When John Franklin was made Lieutenant-Governor of Van Diemen's Land, now Tasmania, and the couple sailed for Hobart, she carried on the same way. She became the first European woman to climb Mount Wellington. She crossed rough bush to the penal station at Macquarie Harbour. On the Australian mainland, in 1839, she travelled overland from Melbourne to Sydney, camping the whole way, almost certainly the first woman to do it. None of this was what a governor's wife was meant to do, and the colony said so.
A woman of her rank was expected to keep a household and a distance. Jane kept neither, and it was held against her. She went anyway.
The vanishing
The Franklins came home, and in May 1845 John sailed again, with two ships, the Erebus and the Terror, and 129 officers and men, to finish the charting of the Northwest Passage. They carried provisions for three years and equipment better than any Arctic expedition before them, including thousands of tins of food sealed with lead solder that would turn out to be part of what killed them. Whalers saw the ships in Baffin Bay that summer, waiting for the ice to open. After that, nothing.
What happened came out only later, in pieces, much of it from Jane's own searches. The ships were held fast off King William Island through two winters. Franklin died in June 1847. The survivors abandoned the vessels and walked. All died of cold, hunger, scurvy and lead poisoning from their tinned food. In London there was only the silence, one season after another, where letters should have been.
Eleven years
The Admiralty was slow to worry and slower to act. Jane was not. From 1848 she became the organising force behind the search for her husband, and she held that place for eleven years. She wrote to the Admiralty and to Parliament, to the President of the United States, to the Tsar of Russia. She offered rewards from her own pocket. She kept the lost expedition in front of the public until no government could be seen to give it up without cost. When official money ran out she spent her own, fitting out one searching ship after another. The little schooner Prince Albert went north on her account, came back with nothing, and went again.
By 1857 the Navy had had enough and refused to send another ship. So she bought one. She spent close to eight thousand pounds of her own money on a steam yacht called the Fox, the larger part of what she had left. In today's money that is well over a million pounds. She found a captain in McClintock and sent the ship north herself. It was her vessel, not the Navy's, that reached King William Island, found the cairn, and brought home the date of her husband's death. For eleven years she had been told there was nothing left to find; she had refused to believe it, and she had been right.
Deemed unnatural
The same country that celebrated her for the search had spent years laughing at her. The appetite for travel that made her a heroine in her grief had made her a curiosity as a wife. A rebel, people called it unnatural. She was handed round drawing rooms as an object of fun, in some tellings a freak, a woman whose journeys ran wider and stranger than her famous husband's and who showed no sign of wanting to stop.
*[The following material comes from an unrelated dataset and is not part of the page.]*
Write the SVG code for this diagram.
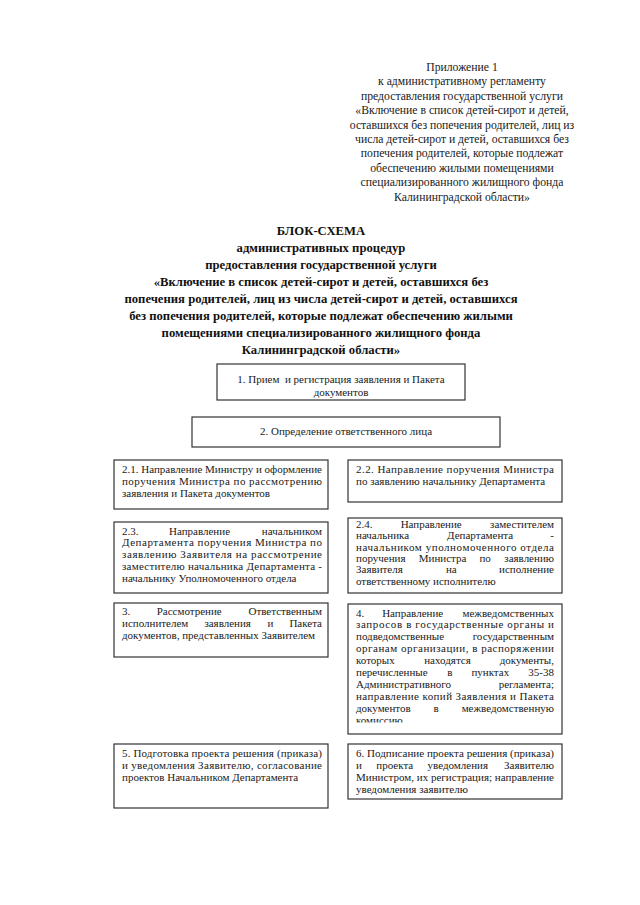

She knew exactly how she was seen. "I hope I shall never be talked of as one of your bold, clever, energetic women, fit for anything," she once wrote. "I am no doubt possessed of great energy and ardour, but I would rather hide than show it." She was not being modest; she had learned what it cost a woman to want things openly, and she wanted them anyway. She went on climbing and sailing and riding inland alone, and she never made herself smaller to be forgiven. Grief was the one feeling her century let a wife have without limit, so she poured hers into the search, where being relentless was allowed. It was enough to move the Navy.
In 1860 the Royal Geographical Society gave her its Founder's Gold Medal, the first it ever gave a woman. The citation thanked her for her devotion to her husband. It could not quite bring itself to say the truer thing: that she had out-organised the Admiralty and shamed it into looking. She never really stopped moving, travelling into her seventies, and when she died in London in 1875 her coffin was carried to the grave by six naval officers who had served in the search she had started. Maps of the Arctic she never saw still carries her name, on Lady Franklin Bay and Lady Franklin Point.
She was eighty-three when she died, and she had spent almost all of it on her own terms, in a country that never quite knew what to do with her. The search took eleven of those years. She could have made it a single season of public grief and then retired quietly into widowhood, and no one would have thought less of her. Instead she kept at it, ship after ship, long after the Admiralty had given up and her own money had run thin, until the Fox came home with the answer. Her name is on the map for one reason: she would not stop.